Sorry for the long post but I just want to get all the details in.

I made a friend 2 months ago and we clicked very quickly. We are both from the same region but living in Europe so it was quite nice to make a friend that share our culture.

My friend's (let's call her Sarah) daughters' birthday was coming up and she asked me if i can do her daughters hair because her daughter likes the way I do my hair and she wanted it like that. So I happily obliged.

On the day i was to do her daughter hair a couple of things happened:

Day 1: She came 2.5 hours late. In fact, every time we are to meet up she is always 1-3 hours late. At that point, i was irritated but still kept my cool because it was for her daughters birthday. I was not able to braid her daughters hair because i had to wash it and take out the knots (her daughters hair had not been done for 4 or 5 months at this point) and treat it and take my time with it because her daughter scalp is sensitive.

Day 2: she came late again but it was whatever. I began braiding. But I wasn't braiding fast enough for them. Her daughter became quite upset because apparently she was suppose to meet up with a friend(have a play date). That irritated the hell out of me but i again i kept my cool because i suck at exoressing any negative feelings. So in an attempt to try and help me finish on time Sarah decided to help me Braid but her braids were horrible and her daughter was complaining it was too tight. It was a whole mess. A disaster. And to make matters worst. We ran out of braids. I had some of mine but they didn't want it because it was a different colour. (I thought it could still be used because it was just a small space at the back but I was not gonna force it in them). Sarah said she would buy another pack of braids and return tomorrow so i can finish up. We agreed same time tomorrow (12pm).

Day 3: Sarah messaged me at 4:30pm saying she's coming over. At this point i had it with her. So I told her I was going grocery shopping (which was true, just not at that exact point) and my husband and I have some other things to do. Sarah said okay, she will come tomorrow then.

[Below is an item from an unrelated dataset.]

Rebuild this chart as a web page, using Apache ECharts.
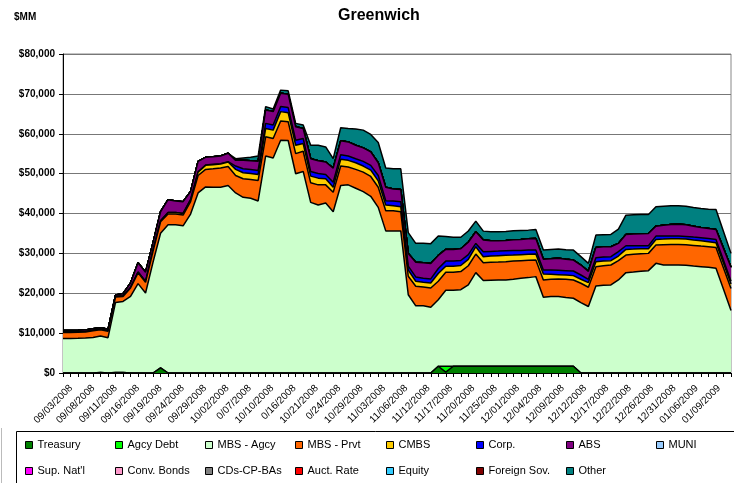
<!DOCTYPE html>
<html>
<head>
<meta charset="utf-8">
<script src="https://cdn.jsdelivr.net/npm/echarts@6/dist/echarts.min.js"></script>
<style>
html,body{margin:0;padding:0;background:#fff;}
#chart{width:734px;height:483px;}
</style>
</head>
<body>
<div id="chart"></div>
<script>
// ---- categories (business days) ----
const dates = ['09/03/2008','09/04/2008','09/05/2008','09/08/2008','09/09/2008','09/10/2008','09/11/2008','09/12/2008','09/15/2008','09/16/2008',
'09/17/2008','09/18/2008','09/19/2008','09/22/2008','09/23/2008','09/24/2008','09/25/2008','09/26/2008','09/29/2008','09/30/2008',
'10/01/2008','10/02/2008','10/03/2008','10/06/2008','10/07/2008','10/08/2008','10/09/2008','10/10/2008','10/14/2008','10/15/2008',
'10/16/2008','10/17/2008','10/20/2008','10/21/2008','10/22/2008','10/23/2008','10/24/2008','10/27/2008','10/28/2008','10/29/2008',
'10/30/2008','10/31/2008','11/03/2008','11/04/2008','11/05/2008','11/06/2008','11/07/2008','11/10/2008','11/12/2008','11/13/2008',
'11/14/2008','11/17/2008','11/18/2008','11/19/2008','11/20/2008','11/21/2008','11/24/2008','11/25/2008','11/26/2008','11/28/2008',
'12/01/2008','12/02/2008','12/03/2008','12/04/2008','12/05/2008','12/08/2008','12/09/2008','12/10/2008','12/11/2008','12/12/2008',
'12/15/2008','12/16/2008','12/17/2008','12/18/2008','12/19/2008','12/22/2008','12/23/2008','12/24/2008','12/26/2008','12/29/2008',
'12/30/2008','12/31/2008','01/02/2009','01/05/2009','01/06/2009','01/07/2009','01/08/2009','01/09/2009','01/12/2009','01/13/2009'];

// tick labels shown (every 3rd category), as printed on the reference
const tickLabels = ['09/03/2008','09/08/2008','09/11/2008','09/16/2008','09/19/2008','09/24/2008','09/29/2008','10/02/2008','0/07/2008','10/10/2008',
'0/16/2008','10/21/2008','0/24/2008','10/29/2008','11/03/2008','11/06/2008','11/12/2008','11/17/2008','11/20/2008','11/25/2008',
'12/01/2008','12/04/2008','12/09/2008','12/12/2008','12/17/2008','12/22/2008','12/26/2008','12/31/2008','01/06/2009','01/09/2009'];

// ---- series values ($MM) ----
const treasury = [0,0,0,0,0,150,0,150,150,0, 0,0,0,1300,0,0,0,0,0,0,
0,0,0,0,0,0,0,0,0,0, 0,0,0,0,0,0,0,0,0,0,
0,0,0,0,0,0,0,0,0,0, 1700,200,1700,1700,1700,1700,1700,1700,1700,1700,
1700,1700,1700,1700,1700,1700,1700,1700,1700,0, 0,0,0,0,0,0,0,0,0,0,
0,0,0,0,0,0,0,0,0,0];
const agcyDebt = [0,0,0,0,0,0,0,0,0,0, 0,0,0,0,0,0,0,0,0,0,
0,0,0,0,0,0,0,0,0,0, 0,0,0,0,0,0,0,0,0,0,
0,0,0,0,0,0,0,0,0,0, 0,1500,0,0,0,0,0,0,0,0,
0,0,0,0,0,0,0,0,0,0, 0,0,0,0,0,0,0,0,0,0,
0,0,0,0,0,0,0,0,0,0];
const mbsAgcy = [8680,8680,8700,8760,8930,9120,8850,17540,17800,19210, 22410,20050,27800,33750,37150,37150,36900,39850,45160,46670,
46590,46590,47010,45160,44060,43810,43140,54420,53920,58380, 58300,49960,50550,42800,42130,42630,40440,47010,47180,46340,
45500,44320,41540,35640,35640,35640,19630,16850,16850,16510, 16670,19030,19030,19190,20400,23470,21470,21550,21630,21630,
21800,22050,22220,22470,17300,17470,17470,17220,17050,17670, 16670,21830,22000,22080,23330,25170,25330,25500,25670,27500,
27080,27080,27080,27000,26830,26670,26500,26250,21000,15700];
const mbsPrvt = [1500,1500,1500,1520,1650,1600,1600,1350,1260,2110, 2700,2700,2780,2860,2700,2700,2700,3120,4380,4390,
4630,4800,4800,4380,4640,4720,5140,4810,4890,4810, 4720,5060,5060,4890,5050,4550,4890,4890,4470,4720,
4880,4970,5050,5050,5050,4800,4630,4890,4720,4810, 4630,4550,4550,4550,4800,4660,4500,4500,4500,4590,
4580,4420,4330,4160,4330,4330,4410,4580,4580,4830, 4830,4840,4920,5000,4840,4410,4420,4420,4330,4580,
5090,5170,5170,5170,5170,5160,5170,5250,5350,5500];
const cmbs = [150,150,150,150,150,150,150,150,150,150, 200,200,200,250,420,420,420,500,840,1010,
1020,1010,1100,1520,1510,1510,1510,2100,2100,2360, 2270,2100,1930,1680,1690,1520,1260,1680,1680,1680,
1520,1600,1600,1440,1270,1260,1520,1260,1180,1260, 1940,1510,1510,1520,1600,1840,1500,1580,1590,1580,
1500,1500,1500,1500,1500,1250,1090,1080,1090,1000, 1170,1250,1160,1090,1160,1420,1330,1250,1170,1420,
1410,1420,1420,1410,1330,1340,1250,1170,1150,1100];
const corp = [0,0,0,0,0,0,0,0,0,0, 0,0,0,0,0,0,0,0,100,100,
100,100,100,840,1010,1020,1010,1270,1270,1260, 1270,1270,1270,1180,1170,1090,1260,1180,1100,1010,
1180,1180,1350,1090,1180,1270,1010,1100,1010,1010, 1260,1270,1270,1260,1200,830,1250,1170,1160,1170,
1170,1080,1080,1000,1000,1080,1080,1090,1160,1080, 830,1000,1000,1000,1090,920,840,750,750,830,
750,660,660,670,750,750,830,830,750,700];
const abs = [350,350,350,350,350,350,350,350,520,1100, 2320,2330,1910,2280,3200,2870,2950,2030,2600,1920,
1920,1920,2090,1430,2110,2190,2280,3370,3370,3370, 3370,3370,2520,3200,3210,3120,3540,3460,3530,3370,
3370,3370,3200,3370,3030,3030,3200,3700,3870,3880, 3290,2940,2940,2950,3100,2920,2910,2670,2590,2580,
2670,2750,2840,2920,2670,2840,3000,2830,2750,2500, 2000,2580,2590,2500,2080,2830,2910,3000,3080,2500,
2750,2920,3000,2920,2750,2580,2500,2500,3000,3500];
const muni = new Array(90).fill(0);
const supNatl = new Array(90).fill(0);
const convBonds = new Array(90).fill(0);
const cdsCpBas = new Array(90).fill(0);
const auctRate = new Array(90).fill(0);
const equity = new Array(90).fill(0);
const foreignSov = new Array(90).fill(0);
const other = [0,0,0,0,0,0,0,0,0,0, 0,0,0,0,0,0,0,0,0,0,
0,0,0,420,590,840,1340,840,670,760, 840,840,850,3370,3870,3790,2360,3280,3370,4050,
4460,4380,5060,4800,5050,5220,5230,4720,4890,4970, 4880,3210,3040,2870,2800,2660,2250,2250,2250,2250,
2250,2250,2160,2250,2330,2330,2330,2420,2500,2090, 2000,3080,3000,3080,3580,4830,4840,4830,4750,4840,
4750,4670,4590,4660,4670,4750,4830,5000,4250,3500];

const seriesNames = ['Treasury','Agcy Debt','MBS - Agcy','MBS - Prvt','CMBS','Corp.','ABS','MUNI',
  "Sup. Nat'l",'Conv. Bonds','CDs-CP-BAs','Auct. Rate','Equity','Foreign Sov.','Other'];
const seriesData = [treasury,agcyDebt,mbsAgcy,mbsPrvt,cmbs,corp,abs,muni,supNatl,convBonds,cdsCpBas,auctRate,equity,foreignSov,other];
const seriesColors = ['#008000','#00FF00','#CCFFCC','#FF6600','#FFCC00','#0000FF','#800080','#99CCFF',
  '#FF00FF','#FF99CC','#808080','#FF0000','#33CCFF','#800000','#008080'];

const FONT = 'Liberation Sans, Arial, Helvetica, sans-serif';
const chart = echarts.init(document.getElementById('chart'), null, {renderer:'canvas'});

const series = seriesNames.map((n,i)=>({
  name:n, type:'line', stack:'total', data:seriesData[i],
  xAxisIndex:0, yAxisIndex:0,
  symbol:'none', showSymbol:false, smooth:false,
  z: 40 - i,
  itemStyle:{color:seriesColors[i]},
  lineStyle:{color:'#000', width:1.5},
  areaStyle:{color:seriesColors[i], opacity:1},
  emphasis:{disabled:true},
  silent:true
}));

const colX = [25,115,205,295,386,476,566,656];
const legends = seriesNames.map((n,i)=>({
  data:[n], left: colX[i%8], top: (i<8 ? 439.5 : 465.5),
  orient:'horizontal', padding:0, itemWidth:7, itemHeight:7, icon:'rect',
  itemStyle:{borderColor:'#000', borderWidth:1},
  textStyle:{fontFamily:FONT, fontSize:11, color:'#000'},
  selectedMode:false
}));

chart.setOption({
  animation:false,
  backgroundColor:'#fff',
  title:{text:'Greenwich', left:333, top:3, textStyle:{fontFamily:FONT, fontSize:16, fontWeight:'bold', color:'#000'}},
  graphic:[
    {type:'text', left:14, top:12, style:{text:'$MM', font:'bold 10px '+FONT, fill:'#000'}},
    {type:'rect', shape:{x:16.5, y:431.5, width:730, height:60}, style:{fill:'none', stroke:'#000', lineWidth:1}},
    {type:'line', shape:{x1:1.5, y1:428, x2:1.5, y2:483}, style:{stroke:'#bbb', lineWidth:1}}
  ],
  legend: legends,
  grid:[
    {left:63, right:3, top:54, bottom:110, show:true, borderColor:'#888', borderWidth:1, backgroundColor:'transparent'},
    {left:71, width:668, top:54, bottom:110, show:false}
  ],
  xAxis:[{
    type:'category', data:dates, boundaryGap:false, gridIndex:0,
    axisLine:{lineStyle:{color:'#000', width:1}},
    axisTick:{show:true, interval:0, length:4, lineStyle:{color:'#000'}},
    axisLabel:{show:false},
    splitLine:{show:false}
  },{
    type:'category', data:dates, boundaryGap:false, gridIndex:1,
    axisLine:{show:false}, axisTick:{show:false}, splitLine:{show:false},
    axisLabel:{interval:2, rotate:45, fontFamily:FONT, fontSize:10, color:'#000', margin:13.5,
      formatter:(v,idx)=> tickLabels[Math.round(idx/3)] || ''}
  }],
  yAxis:[{
    type:'value', min:0, max:80000, interval:10000, gridIndex:0,
    axisLine:{show:true, lineStyle:{color:'#000', width:1}},
    axisTick:{show:true, length:4, lineStyle:{color:'#000'}},
    axisLabel:{fontFamily:FONT, fontSize:10, fontWeight:'bold', color:'#000', margin:8,
      formatter:v=>'$'+v.toLocaleString('en-US')},
    splitLine:{show:true, lineStyle:{color:'#777', width:1}}
  },{
    type:'value', min:0, max:80000, gridIndex:1, show:false
  }],
  series: series
});
</script>
</body>
</html>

Day 4: I messaged Sarah at 8:37am and ask her when she's coming over. She replied at 2:43pm with " idk, megan (alias) is still asleep". Yall, I didn't reply. I just read the message. I just couldn't. I thought she when her daughter was awake she would message me and ask if it was okay to come over or something of that nature, but no. She said nothing and I didn't say anything either.

That evening she invited us to her daughters birthday event but my husband wouldn't be available so she told me not to worry then. I asked if her daughter is coming the next day to do her hair because at this point it was too late to come over. She said she don't know and she what time should she come over. I told her 12 pm is fine then she said she can't make it and I said okay and that was the end of it but i realise 2 minutes after that conversation she would post some type of message on her status that is closely related to our situation and it got me wondering if i was wrong???

I have a 5 month old daughter who I'm trying to get into a routine and other things like work (i make my own schedule so work is flexible for me but i still need to get 6-8 hours in) and some "me" time. Please let me know what you think because I'm confused. This is exactly why I stay to myself. Relationships outside my husband and daughter are complicated!